Dix ans plus tard, le curé Charles-Philippe Beaubien sauve in extremis la cloche des rebuts. Elle est donnée au clocher d’à côté, aux frères de Saint-Gabriel, qui la gardent pendant environ un siècle, jusqu’à la démolition de leur bâtiment dans les années 1970. Par la suite, elle aboutit au Collège Beaubois de Pierrefonds, où elle est exposée.

Disparue depuis 1990

C’est lors d’une journée portes ouvertes à l’église de la Visitation, à l’été 2019, que l’architecte Jocelyn Duff apprend que la cloche de l’église est disparue depuis 1990. Il commence alors ses recherches et se voit par la suite confier un mandat plus officiel par la Fabrique de l’église. En compagnie de Patrick Goulet, il est délégué pour retrouver la cloche afin qu’elle puisse être exposée dans son lieu d’origine, l’église de la Visitation.

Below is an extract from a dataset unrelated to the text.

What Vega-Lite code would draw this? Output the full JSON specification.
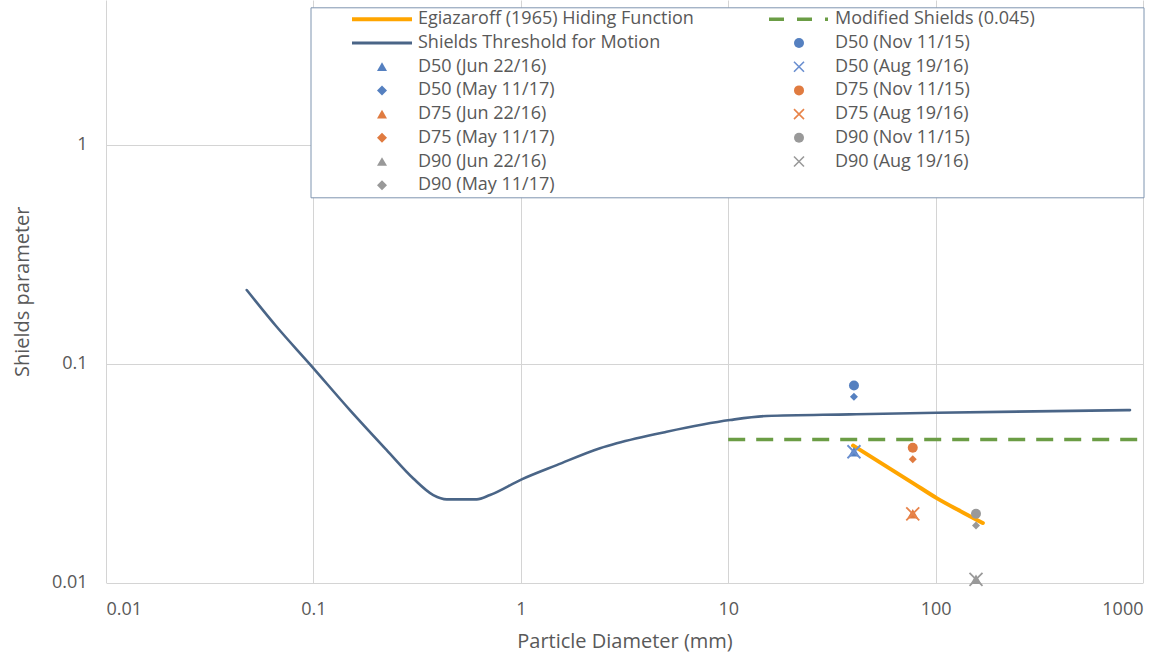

Après avoir été exposée au Collège Beaubois, semble-t-il que la cloche a été volée mais qu’aucune plainte officielle n’a été déposée.

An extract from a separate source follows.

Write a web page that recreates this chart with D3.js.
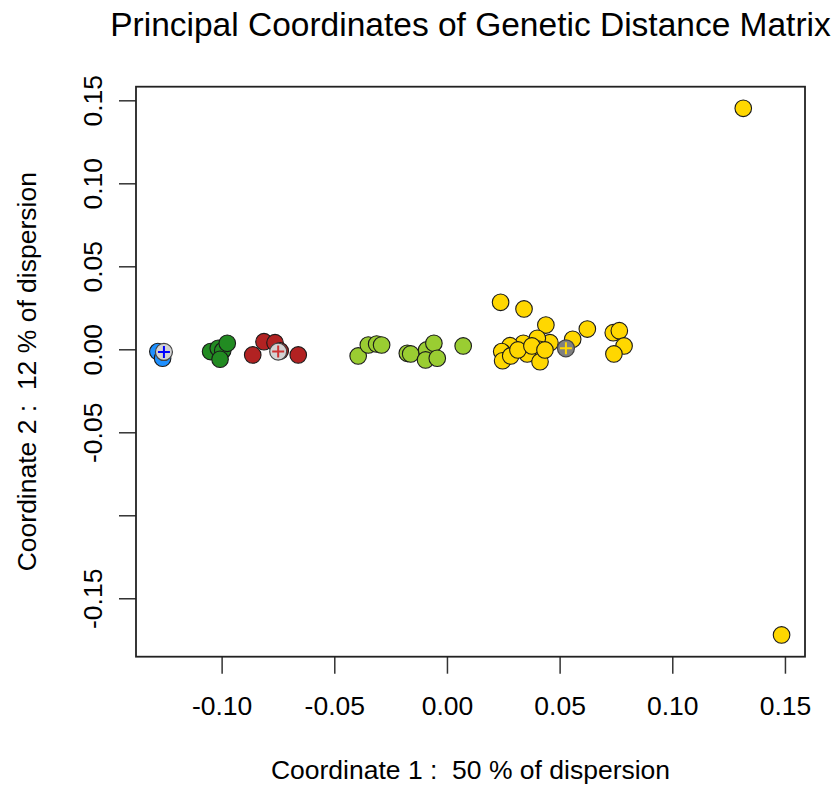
<!DOCTYPE html>
<html><head><meta charset="utf-8">
<script src="https://cdn.jsdelivr.net/npm/d3@7"></script>
<style>body{margin:0;background:#fff}svg{display:block}text{font-family:"Liberation Sans",Arial,sans-serif;fill:#000;white-space:pre}</style>
</head><body><div id="chart"></div>
<script>
// ---- data ----
const blueX = [-0.1283, -0.1262];
const blueY = [-0.0014, -0.0054];
const darkGreenX = [-0.1049, -0.1015, -0.0995, -0.0975, -0.1007];
const darkGreenY = [-0.0014, 0.0006, -0.0008, 0.0036, -0.0060];
const redX = [-0.0862, -0.0812, -0.0763, -0.0740, -0.0660];
const redY = [-0.0034, 0.0046, 0.0040, -0.0010, -0.0034];
const yellowGreenX = [-0.0394, -0.0349, -0.0312, -0.0290, -0.0176, -0.0161, -0.0090, -0.0058, -0.0095, -0.0043, 0.0072];
const yellowGreenY = [-0.0040, 0.0026, 0.0032, 0.0026, -0.0024, -0.0028, -0.0004, 0.0036, -0.0064, -0.0054, 0.0020];
const goldX = [0.0238, 0.0342, 0.0439, 0.0623, 0.0738, 0.0765, 0.0786, 0.0741, 0.0558, 0.0457, 0.0401, 0.0410, 0.0339, 0.0280, 0.0243, 0.0247, 0.0283, 0.0356, 0.0413, 0.0315, 0.0377, 0.0435, 0.1315, 0.1485];
const goldY = [0.0283, 0.0243, 0.0146, 0.0122, 0.0100, 0.0112, 0.0020, -0.0028, 0.0060, 0.0040, 0.0066, 0.0000, 0.0036, 0.0022, -0.0014, -0.0069, -0.0040, -0.0028, -0.0075, -0.0004, 0.0020, -0.0004, 0.1452, -0.1721];
const centroidX = [-0.1256, -0.0749, 0.0528];
const centroidY = [-0.0016, -0.0014, 0.0006];
const xTicks = [-0.10, -0.05, 0.00, 0.05, 0.10, 0.15];
const xTickLabels = ["-0.10", "-0.05", "0.00", "0.05", "0.10", "0.15"];
const yTicks = [-0.15, -0.10, -0.05, 0.00, 0.05, 0.10, 0.15];
const yTickLabels = ["-0.15", "", "-0.05", "0.00", "0.05", "0.10", "0.15"];
const xDomain = [-0.138, 0.1589];
const yDomain = [-0.1852, 0.1582];

// ---- styles ----
const groups = [
  {xs: blueX, ys: blueY, fill: "#1E90FF"},
  {xs: darkGreenX, ys: darkGreenY, fill: "#228B22"},
  {xs: redX, ys: redY, fill: "#B22222"},
  {xs: yellowGreenX, ys: yellowGreenY, fill: "#9ACD32"},
  {xs: goldX, ys: goldY, fill: "#FFD700"}
];
const centroidFill = ["#D3D3D3", "#D3D3D3", "#808080"];
const centroidPlus = ["#0000FF", "#CD3333", "#FFD700"];

const W = 837, H = 785;
const L = 136, R = 805, T = 86.7, B = 656.7;
const FONT = '"Liberation Sans",Arial,sans-serif';
const svg = d3.select("#chart").append("svg").attr("width", W).attr("height", H);
const x = d3.scaleLinear().domain(xDomain).range([L, R]);
const y = d3.scaleLinear().domain(yDomain).range([B, T]);

// axes
const xAxis = d3.axisBottom(x).tickValues(xTicks).tickSize(17).tickPadding(22)
  .tickFormat((d, i) => xTickLabels[i]);
const gx = svg.append("g").attr("transform", `translate(0,${B})`).call(xAxis);
gx.select(".domain").remove();
gx.selectAll("line").attr("stroke", "#333").attr("stroke-width", 1.5);
gx.selectAll("text").style("font-size", "26.5px").attr("fill", "#000").attr("font-family", FONT);

const yAxis = d3.axisLeft(y).tickValues(yTicks).tickSize(17)
  .tickFormat((d, i) => yTickLabels[i]);
const gy = svg.append("g").attr("transform", `translate(${L},0)`).call(yAxis);
gy.select(".domain").remove();
gy.selectAll("line").attr("stroke", "#333").attr("stroke-width", 1.5);
gy.selectAll("text").style("font-size", "26.5px").attr("fill", "#000")
  .attr("font-family", FONT)
  .attr("x", null).attr("dy", null)
  .attr("text-anchor", "middle")
  .attr("transform", "translate(-34,0) rotate(-90)");

// box
svg.append("rect").attr("x", L).attr("y", T).attr("width", R - L).attr("height", B - T)
  .attr("fill", "none").attr("stroke", "#222").attr("stroke-width", 1.8);

// points
groups.forEach(g => {
  svg.append("g").selectAll("circle").data(g.xs.map((v, i) => [v, g.ys[i]])).join("circle")
    .attr("cx", d => x(d[0])).attr("cy", d => y(d[1])).attr("r", 8.3)
    .attr("fill", g.fill).attr("stroke", "#1a1a1a").attr("stroke-width", 1.1);
});
// centroids
const cg = svg.append("g");
centroidX.forEach((cx, i) => {
  const px = x(cx), py = y(centroidY[i]);
  cg.append("circle").attr("cx", px).attr("cy", py).attr("r", 8.5)
    .attr("fill", centroidFill[i]).attr("stroke", "#444").attr("stroke-width", 1.2);
  cg.append("path").attr("d", `M${px - 6},${py}H${px + 6}M${px},${py - 6}V${py + 6}`)
    .attr("stroke", centroidPlus[i]).attr("stroke-width", 2);
});

// titles
svg.append("text").attr("x", (L + R) / 2).attr("y", 36).attr("text-anchor", "middle")
  .style("font-size", "33.5px").text("Principal Coordinates of Genetic Distance Matrix");
svg.append("text").attr("x", (L + R) / 2).attr("y", 779).attr("text-anchor", "middle")
  .attr("xml:space", "preserve")
  .style("font-size", "26.5px").text("Coordinate 1 :  50 % of dispersion");
svg.append("text").attr("transform", `translate(36,${(T + B) / 2}) rotate(-90)`).attr("text-anchor", "middle")
  .attr("xml:space", "preserve")
  .style("font-size", "26.5px").text("Coordinate 2 :  12 % of dispersion");
</script></body></html>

La cloche est portée disparue depuis les années 1990 et, on ne sait pas encore trop pourquoi, elle a suivi le chemin de Trois-Rivières à Saint-Tite. Elle a par la suite été vendue ou volée. La Sûreté du Québec a été impliquée et, au gré des témoignages recueillis, l’enquête a permis de découvrir que le fondateur de l’exposition Les carillons touristiques, Jean-Marie Bastille, l’a achetée de toute bonne foi d’un revendeur qui s’est fait passer pour un antiquaire.

Jocelyn Duff, architecte et membre de la Société d’histoire d’Ahuntsic-Cartierville

«Jean-Marie Bastille possédait une entreprise de recyclage de métaux et avait débuté une collection de cloches il y a très longtemps. Il possédait 600 cloches et carillons, qui étaient exposées dans un jardin. Tout a cessé lors de son décès en 2015», poursuit Jocelyn Duff.

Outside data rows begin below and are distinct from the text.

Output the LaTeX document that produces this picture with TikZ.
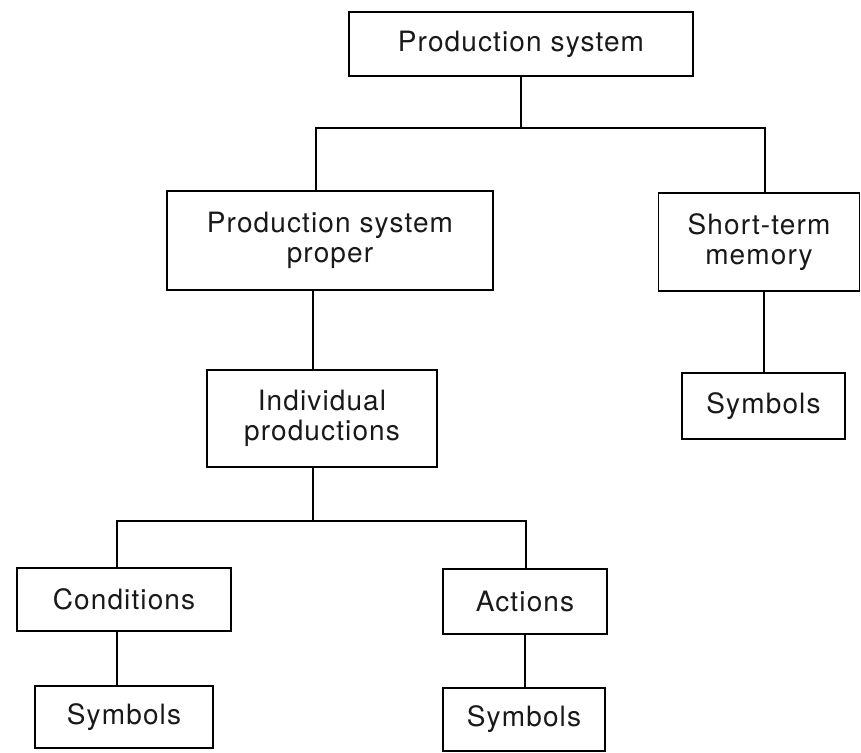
\documentclass[tikz,border=0pt]{standalone}
\usepackage{fontspec}
\setmainfont{TeX Gyre Heros}[LetterSpace=4]
\begin{document}
\begin{tikzpicture}[x=1pt,y=-1pt,
  box/.style={draw=black, line width=1.7pt, inner sep=0pt, align=center,
    font=\fontsize{28}{30}\selectfont, text=black!90},
  link/.style={draw=black, line width=1.4pt}]
\useasboundingbox (0,0) rectangle (861,752);

% boxes of the hierarchy
\node[box, minimum width=344pt, minimum height=64pt] (ps)   at (521,44)    {Production system};
\node[box, minimum width=326pt, minimum height=99pt] (psp)  at (330,240.5) {Production system\\proper};
\node[box, minimum width=201pt, minimum height=98pt] (stm)  at (759,242)   {Short-term\\memory};
\node[box, minimum width=230pt, minimum height=97pt] (ip)   at (322,418.5) {Individual\\productions};
\node[box, minimum width=163pt, minimum height=66pt] (syma) at (763.5,406) {Symbols};
\node[box, minimum width=214pt, minimum height=63pt] (cond) at (124,599.5) {Conditions};
\node[box, minimum width=164pt, minimum height=65pt] (act)  at (525,601.5) {Actions};
\node[box, minimum width=178pt, minimum height=62pt] (symb) at (124,717)   {Symbols};
\node[box, minimum width=162pt, minimum height=63pt] (symc) at (524,719.5) {Symbols};

% branch points of the tree
\coordinate (top) at ([yshift=-51pt]ps.south);
\coordinate (mid) at ([xshift=-9pt,yshift=-53pt]ip.south);

% connectors
\draw[link] (ps.south) -- (top);
\draw[link] ([xshift=-14pt]psp.north) |- (top) -| ([xshift=6pt]stm.north);
\draw[link] ([xshift=-17pt]psp.south) -- ([xshift=-9pt]ip.north);
\draw[link] ([xshift=5pt]stm.south) -- ([xshift=0.5pt]syma.north);
\draw[link] (mid) -- ([xshift=-9pt]ip.south);
\draw[link] ([xshift=-7pt]cond.north) |- (mid) -| ([xshift=1pt]act.north);
\draw[link] ([xshift=-7pt]cond.south) -- ([xshift=-7pt]symb.north);
\draw[link] (act.south) -- ([xshift=1pt]symc.north);
\end{tikzpicture}
\end{document}
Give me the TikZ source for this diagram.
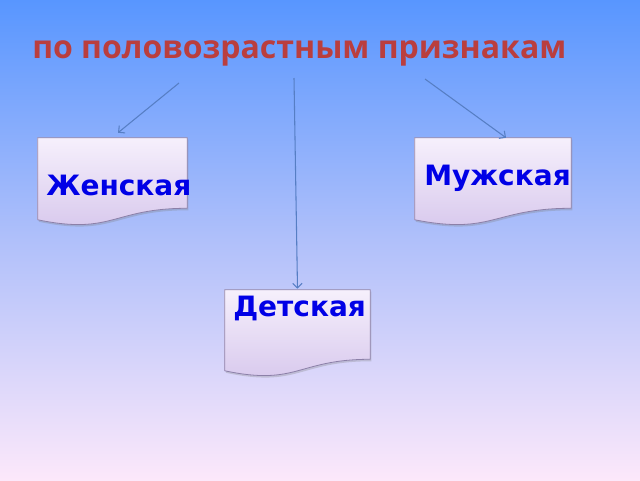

La fameuse cloche Photo: Gracieuseté

M. Duff affirme avoir des preuves d’archives montrant que la cloche recherchée est bien la cloche de la Visitation. «Nous avons des photos et des documents d’origine où l’on voit notamment l’inscription gravée “Moyne m’a fait l’an 1732”. Des cloches de 1732 de cette envergure, ça ne court pas les rues. Elle représente un bien patrimonial inestimable.»

En vue de récupérer la cloche et la faire revenir dans son lieu d’origine, Jocelyn Duff est entré en contact avec la collection Pierre-Luc Bastille, le petit-fils qui a acheté la cloche, mais la démarche n’a pas porté fruit.

Un geste fort du ministre

Les deux mandataires de la Fabrique de l’église de la Visitation affirment que le classement par le ministre Mathieu Lacombe constituerait un geste fort. «Il montrerait que les objets patrimoniaux significatifs pour une collectivité font partie de son héritage et qu’il est transmissible aux générations futures», précise Jocelyn Duff.

«Deuxièmement, ajoute-t-il, le classement lui redonnerait officiellement son identité perdue, ce qui rendrait plus difficile au détenteur actuel d’en contester l’origine. La prescription prévue au Code civil pour déclarer un objet perdu ou volé est de trois ans. Après ce délai, le propriétaire du bien se trouve doublement lésé, parce qu’il doit effectuer lui-même ses recherches sans l’aide des corps policiers.»

«Un objet patrimonial de portée nationale ne devrait pas être placé face à la loi sur un pied d’égalité avec une bicyclette. Nous espérons que le ministre Mathieu Lacombe saura émettre prochainement un avis de classement favorable pour protéger ce trésor de la Nouvelle-France», conclut l’architecte.